Behavioral anomaly detection: surface vessels exhibiting suspicious movement patterns. Your data contains vessels that stop mid-voyage (possible ship-to-ship cargo transfer), vessels whose AIS goes silent for hours and then reappears (going dark), and vessels whose reported speed or position does not match their actual movement. Two sanctioned vessels in your data broadcast under two different names from locations thousands of miles apart on the same transponder. These patterns are discoverable if you look for them.
AI-synthesized intelligence summary: use your AI coding assistant to generate a plain-language summary of findings for the highest-risk vessels. Given a vessel's sanctions status, gap history, profile indicators, satellite correlation, and piracy context, produce a concise analytical paragraph that an incoming analyst or partner agency (OFAC, Fleet commanders) can read and immediately understand the risk picture. This is where AI becomes part of the product itself, not just the development tool.
Prioritized intelligence product: generate a report listing the highest-risk vessels with supporting evidence from every data source. Structure it for distribution: an incoming analyst reads it and immediately knows what needs attention, an OFAC analyst can use it to inform enforcement decisions, and a Fleet commander can use it to allocate monitoring resources.

Final Growth Check-in

There is a final growth check-in on the next page. Make sure to navigate there and fill it out before the final reflection begins.

Tips

Start with the sprint plan you made in Lesson 4. Your team already identified which features pass the delegation-ready test and assessed parallel safety. Execute the plan. Don't re-plan.
Your tests are what make background execution safe. You don't need to watch AI build. Send a feature to the background, move on to your next story, and when the background task finishes, run the tests. Green means it worked. Red tells you exactly what to fix. The acceptance criteria you wrote define done; the automated tests you built in Challenge 3 verify it. That's the system working for you.
Check the foundation before you build on it. Three challenges of features may have left your codebase with inconsistencies or data-handling patterns that vary across files.
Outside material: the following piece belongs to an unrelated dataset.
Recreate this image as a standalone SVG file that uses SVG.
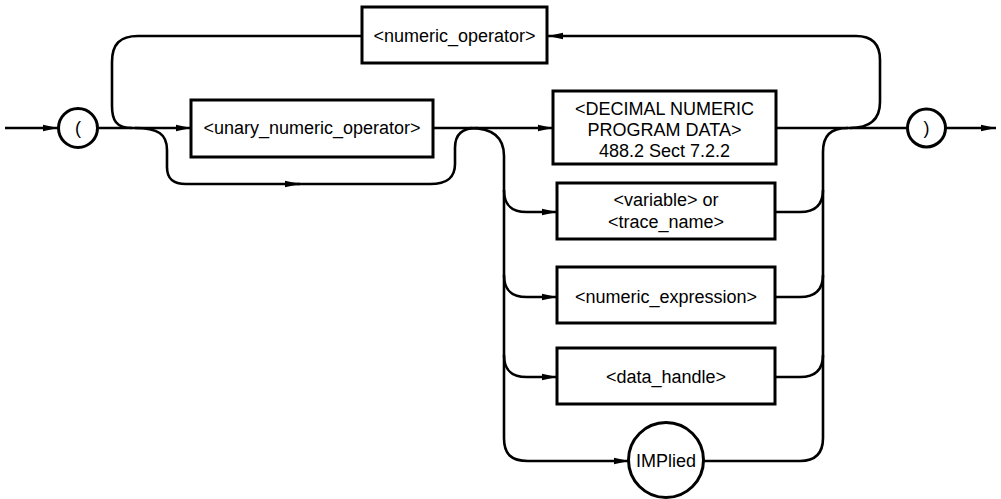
<svg xmlns="http://www.w3.org/2000/svg" width="1001" height="499" viewBox="0 0 1001 499">
<defs>
<marker id="arr" markerWidth="16" markerHeight="8" refX="15" refY="4" orient="auto" markerUnits="userSpaceOnUse">
<path d="M0,0.8 L15,4 L0,7.2 Z" fill="#000"/>
</marker>
<style>
.ln{fill:none;stroke:#000;stroke-width:2.6}
.bx{fill:#fff;stroke:#000;stroke-width:3}
.t{font-family:"Liberation Sans",Arial,sans-serif;font-size:18px;text-anchor:middle;fill:#000}
</style>
</defs>
<g id="connectors">
<path class="ln" d="M5,128 H58" marker-end="url(#arr)"/>
<path class="ln" d="M98,128 H191" marker-end="url(#arr)"/>
<path class="ln" d="M132,128 C116,128 112,120 112,106 V62 C112,44 120,36 138,36 H362"/>
<path class="ln" d="M850,128 C872,128 880,118 880,102 V60 C880,44 872,36 856,36 H548" marker-end="url(#arr)"/>
<path class="ln" d="M135,128 C158,128 167,134 167,150 V167 C167,179 173,184 186,184 H300" marker-end="url(#arr)"/>
<path class="ln" d="M290,184 H430 C448,184 455,177 455,164 V148 C455,134 462,128 478,128"/>
<path class="ln" d="M433,128 H553" marker-end="url(#arr)"/>
<path class="ln" d="M470,128 C494,128 504,138 504,156 V438 C504,454 511,461 528,461 H629" marker-end="url(#arr)"/>
<path class="ln" d="M504,190 C504,205 511,212 527,212 H557" marker-end="url(#arr)"/>
<path class="ln" d="M504,275 C504,290 511,297 527,297 H557" marker-end="url(#arr)"/>
<path class="ln" d="M504,355 C504,370 511,377 527,377 H557" marker-end="url(#arr)"/>
<path class="ln" d="M703,461 H800 C815,461 823,454 823,438 V152 C823,136 830,128 848,128"/>
<path class="ln" d="M775,212 H800 C815,212 823,205 823,190"/>
<path class="ln" d="M775,297 H800 C815,297 823,290 823,275"/>
<path class="ln" d="M775,377 H800 C815,377 823,370 823,355"/>
<path class="ln" d="M776,128 H907"/>
<path class="ln" d="M946,128 H996" marker-end="url(#arr)"/>
</g>
<g id="open_paren">
<circle class="bx" cx="78" cy="128" r="19.5"/>
<text class="t" x="78" y="134">(</text>
</g>
<g id="numeric_operator">
<rect class="bx" x="362" y="7" width="185" height="56"/>
<text class="t" x="454.5" y="41.5">&lt;numeric_operator&gt;</text>
</g>
<g id="unary_numeric_operator">
<rect class="bx" x="191" y="100" width="242" height="57"/>
<text class="t" x="312" y="134">&lt;unary_numeric_operator&gt;</text>
</g>
<g id="decimal">
<rect class="bx" x="553" y="91" width="223" height="73"/>
<text class="t" x="664.5" y="115">&lt;DECIMAL NUMERIC</text>
<text class="t" x="664.5" y="136">PROGRAM DATA&gt;</text>
<text class="t" x="664.5" y="157">488.2 Sect 7.2.2</text>
</g>
<g id="variable">
<rect class="bx" x="557" y="183" width="218" height="56"/>
<text class="t" x="666" y="206">&lt;variable&gt; or</text>
<text class="t" x="666" y="228">&lt;trace_name&gt;</text>
</g>
<g id="numeric_expression">
<rect class="bx" x="557" y="267" width="218" height="56"/>
<text class="t" x="666" y="303">&lt;numeric_expression&gt;</text>
</g>
<g id="data_handle">
<rect class="bx" x="557" y="348" width="218" height="56"/>
<text class="t" x="666" y="383">&lt;data_handle&gt;</text>
</g>
<g id="implied">
<circle class="bx" cx="666" cy="460" r="37.5"/>
<text class="t" x="666" y="467">IMPlied</text>
</g>
<g id="close_paren">
<circle class="bx" cx="926.5" cy="128" r="19"/>
<text class="t" x="926.5" y="134">)</text>
</g>
</svg>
Before the sprint, ask AI: "Look at our codebase. Are there any files that are too large, duplicated patterns, or things you'd reorganize before we add more features?" Cleaning up now is faster than untangling it later.
Pipeline as a team, not four builders at once. Your team has four workspaces, but that doesn't mean four people implementing simultaneously. While one person builds and syncs a feature, teammates can explore the piracy data and flag state list, write user stories and acceptance criteria for the next batch, or review what was just deployed. Keep the pipeline full: Explore, Plan, Implement, Verify happening in parallel across the team, not four implementations racing to sync.
Let the tests do the integration check. After syncing a completed feature, run the full test suite. If everything passes, the feature integrates cleanly. If something fails, you know exactly what broke, and you fix that, not everything.
If syncing fails with a conflict, your AI assistant will usually try to resolve it automatically. If it doesn't, tell it: "I have a merge conflict. Help me resolve it." Conflicts happen when two people changed the same file. They're a normal part of parallel work, not an error on your part. After resolving, run the full test suite to make sure everything still works.
Redeploy often. Every time a batch of tests goes green, ship it. The live URL should reflect your latest verified work throughout the sprint, not just at the end.
Take breaks. AI does the building, but you're doing the thinking: evaluating output, making decisions, coordinating with teammates. That's genuinely tiring. If your judgment starts slipping, step away for five minutes. A rested delegator makes better calls than a rushed one.